<<<<
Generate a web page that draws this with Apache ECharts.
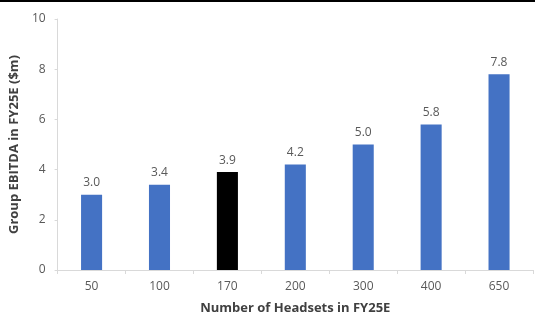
<!DOCTYPE html>
<html>
<head>
<meta charset="utf-8">
<style>
  html, body { margin: 0; padding: 0; background: #fff; }
  #chart { width: 535px; height: 320px; }
</style>
<script src="https://cdn.jsdelivr.net/npm/echarts@6/dist/echarts.min.js"></script>
</head>
<body>
<div id="chart"></div>
<script>
// Headset volume scenarios and resulting group EBITDA ($m)
const categories = ['50', '100', '170', '200', '300', '400', '650'];
const ebitda = [3.0, 3.4, 3.9, 4.2, 5.0, 5.8, 7.8];
const highlightCategory = '170';
const yTicks = [0, 2, 4, 6, 8, 10];

const BLUE = '#4472C4';
const BLACK = '#000000';
const TEXT = '#595959';
const FONT = '"Open Sans", "Liberation Sans", sans-serif';

const chart = echarts.init(document.getElementById('chart'), null, { renderer: 'canvas' });

chart.setOption({
  animation: false,
  backgroundColor: '#ffffff',
  graphic: [{
    type: 'rect',
    left: 0, top: 0,
    shape: { width: 535, height: 2 },
    style: { fill: '#000' }
  }],
  grid: { left: 57, right: 2, top: 19, bottom: 47, containLabel: false },
  xAxis: {
    type: 'category',
    data: categories,
    name: 'Number of Headsets in FY25E',
    nameLocation: 'middle',
    nameGap: 32,
    nameTextStyle: { color: '#404040', fontFamily: FONT, fontSize: 13, fontWeight: 'bold' },
    axisLine: { lineStyle: { color: '#d9d9d9', width: 1 } },
    axisTick: { show: true, length: 4, lineStyle: { color: '#d9d9d9' }, alignWithLabel: false },
    axisLabel: { color: TEXT, fontFamily: FONT, fontSize: 12, margin: 11 }
  },
  yAxis: {
    type: 'value',
    min: yTicks[0],
    max: yTicks[yTicks.length - 1],
    interval: yTicks[1] - yTicks[0],
    name: 'Group EBITDA in FY25E ($m)',
    nameLocation: 'middle',
    nameGap: 33,
    nameRotate: 90,
    nameTextStyle: { color: '#404040', fontFamily: FONT, fontSize: 13, fontWeight: 'bold' },
    axisLine: { show: true, lineStyle: { color: '#d9d9d9', width: 1 } },
    axisTick: { show: true, length: 3, lineStyle: { color: '#d9d9d9' } },
    splitLine: { show: false },
    axisLabel: { color: TEXT, fontFamily: FONT, fontSize: 12, margin: 12 }
  },
  series: [{
    type: 'bar',
    barWidth: '31%',
    data: ebitda.map((v, i) => ({
      value: v,
      itemStyle: { color: categories[i] === highlightCategory ? BLACK : BLUE }
    })),
    label: {
      show: true,
      position: 'top',
      distance: 6,
      color: TEXT,
      fontFamily: FONT,
      fontSize: 12,
      formatter: p => p.value.toFixed(1)
    }
  }]
});
</script>
</body>
</html>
>>>>
## Task to complete
Ignore the images and quote every line of the listing exactly.

## Solved problem
Generate a web page that draws this with Apache ECharts.
<!DOCTYPE html>
<html>
<head>
<meta charset="utf-8">
<style>
  html, body { margin: 0; padding: 0; background: #fff; }
  #chart { width: 535px; height: 320px; }
</style>
<script src="https://cdn.jsdelivr.net/npm/echarts@6/dist/echarts.min.js"></script>
</head>
<body>
<div id="chart"></div>
<script>
// Headset volume scenarios and resulting group EBITDA ($m)
const categories = ['50', '100', '170', '200', '300', '400', '650'];
const ebitda = [3.0, 3.4, 3.9, 4.2, 5.0, 5.8, 7.8];
const highlightCategory = '170';
const yTicks = [0, 2, 4, 6, 8, 10];

const BLUE = '#4472C4';
const BLACK = '#000000';
const TEXT = '#595959';
const FONT = '"Open Sans", "Liberation Sans", sans-serif';

const chart = echarts.init(document.getElementById('chart'), null, { renderer: 'canvas' });

chart.setOption({
  animation: false,
  backgroundColor: '#ffffff',
  graphic: [{
    type: 'rect',
    left: 0, top: 0,
    shape: { width: 535, height: 2 },
    style: { fill: '#000' }
  }],
  grid: { left: 57, right: 2, top: 19, bottom: 47, containLabel: false },
  xAxis: {
    type: 'category',
    data: categories,
    name: 'Number of Headsets in FY25E',
    nameLocation: 'middle',
    nameGap: 32,
    nameTextStyle: { color: '#404040', fontFamily: FONT, fontSize: 13, fontWeight: 'bold' },
    axisLine: { lineStyle: { color: '#d9d9d9', width: 1 } },
    axisTick: { show: true, length: 4, lineStyle: { color: '#d9d9d9' }, alignWithLabel: false },
    axisLabel: { color: TEXT, fontFamily: FONT, fontSize: 12, margin: 11 }
  },
  yAxis: {
    type: 'value',
    min: yTicks[0],
    max: yTicks[yTicks.length - 1],
    interval: yTicks[1] - yTicks[0],
    name: 'Group EBITDA in FY25E ($m)',
    nameLocation: 'middle',
    nameGap: 33,
    nameRotate: 90,
    nameTextStyle: { color: '#404040', fontFamily: FONT, fontSize: 13, fontWeight: 'bold' },
    axisLine: { show: true, lineStyle: { color: '#d9d9d9', width: 1 } },
    axisTick: { show: true, length: 3, lineStyle: { color: '#d9d9d9' } },
    splitLine: { show: false },
    axisLabel: { color: TEXT, fontFamily: FONT, fontSize: 12, margin: 12 }
  },
  series: [{
    type: 'bar',
    barWidth: '31%',
    data: ebitda.map((v, i) => ({
      value: v,
      itemStyle: { color: categories[i] === highlightCategory ? BLACK : BLUE }
    })),
    label: {
      show: true,
      position: 'top',
      distance: 6,
      color: TEXT,
      fontFamily: FONT,
      fontSize: 12,
      formatter: p => p.value.toFixed(1)
    }
  }]
});
</script>
</body>
</html>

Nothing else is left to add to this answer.